Time-machine for a Soul Man

Knickers usually drop when Ferdinand steps out in Europe and North America, but he’s doing in tough in Tokyo.

“Y’know…  I never asked for this. I’m not into hip hop and I’m not into ladies with tattoos, even the little flowery ones on the ankle.  I have certain views about women who do that to themselves,” laments dark-skinned Englishman Gordon Ferdinand.  “I kind of thought that being here in Japan, I’d be meeting up with a few stylish women who could step out in a kimono or a nice little cocktail number.

“But I’ve got to be absolutely honest and say that I’ve had it with these women with jungle fever.  They just want it rough and nasty all the time.  None of them want sensual, sweet and tender love, with is what I have by the truckload.”

Every hip hoppin’ J-girl’s fantasy.

For Ferdinand, a 41 year old civil engineering lecturer at Ushikome Industrial College, the hostile reaction to his gentle seduction techniques has been startling.  “One woman was trying to shout at me and be deliberately confrontational.  When I finally calmed her down and asked her what her problem was, she said she wanted to be called a bitch or a ho and get slapped around a bit, like in the movies.
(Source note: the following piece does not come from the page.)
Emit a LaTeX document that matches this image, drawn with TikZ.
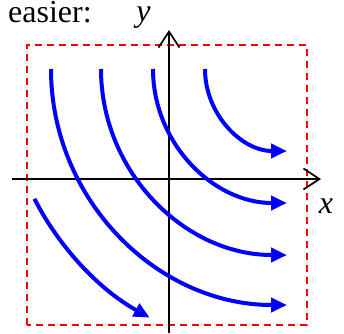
\documentclass[tikz,border=0pt]{standalone}
\usepackage{fontspec}
\setmainfont{Liberation Serif}
\usetikzlibrary{arrows.meta}
\begin{document}
\begin{tikzpicture}[x=1pt,y=1pt,
  axis/.style={line width=1.7pt,black,-{Straight Barb[length=16pt,width=21pt,line width=1.7pt]}},
  box/.style={red,line width=1.8pt,dash pattern=on 7pt off 5pt},
  flow/.style={blue,line width=4pt,-{Triangle[length=16pt,width=14pt]}},
  lab/.style={inner sep=0pt,font=\fontsize{32}{37}\selectfont}]
\useasboundingbox (0,0) rectangle (344,333);
\draw[box] (27,8) rectangle (307,288);
\coordinate (xs) at (12,154);
\coordinate (xe) at (321,154);
\coordinate (ys) at (169,0);
\coordinate (ye) at (169,303);
\draw[axis] (xs) -- (xe);
\draw[axis] (ys) -- (ye);
\coordinate (c) at (287,264);
\draw[flow] ([shift={(180:82)}]c) arc[start angle=180,end angle=270,radius=82];
\draw[flow] ([shift={(180:134)}]c) arc[start angle=180,end angle=270,radius=134];
\draw[flow] ([shift={(180:186)}]c) arc[start angle=180,end angle=270,radius=186];
\draw[flow] ([shift={(180:236)}]c) arc[start angle=180,end angle=270,radius=236];
\draw[flow] ([shift={(207.2:284)}]c) arc[start angle=207.2,end angle=241.1,radius=284];
\node[lab,anchor=base west] (t) at (8,310.5) {easier:};
\node[lab,anchor=base] (ly) at (143.5,312) {\itshape y};
\node[lab,anchor=base] (lx) at (326,120) {\itshape x};
\end{tikzpicture}
\end{document}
Frankly, I had no idea how to deal with that.

“I mean, what am I supposed to say when a woman grabs my VSOP cognac and splashes some over her breasts intentionally saying, “Come on, homey!  Give it to me raw dog”?  Ok, ok…  On that occasion I responded how any man would respond, but I made sure to keep my liquor out of reach after that.”

This guy’s on the phone booking his flight to Tokyo right now.

The North Londoner has had an ever increasing struggle to escape being pigeonholed.  Well meaning girlfriends leave grape juice in his fridge, or buy his underwear, only to select singlets instead of undershirts.

“I told that woman that my underarms needed protection, but she was too far gone into her California fantasy to listen.  She bought me blue and red bandanas at the same time too.

“I really think I should have come to Tokyo ages ago, when Curtis Mayfield, Sam Cooke, and Solomon Burke were around.  Back then I could have got a woman of class, not some potty-mouthed wench with a vagina that hums more than a thousand Buddhists at prayer.”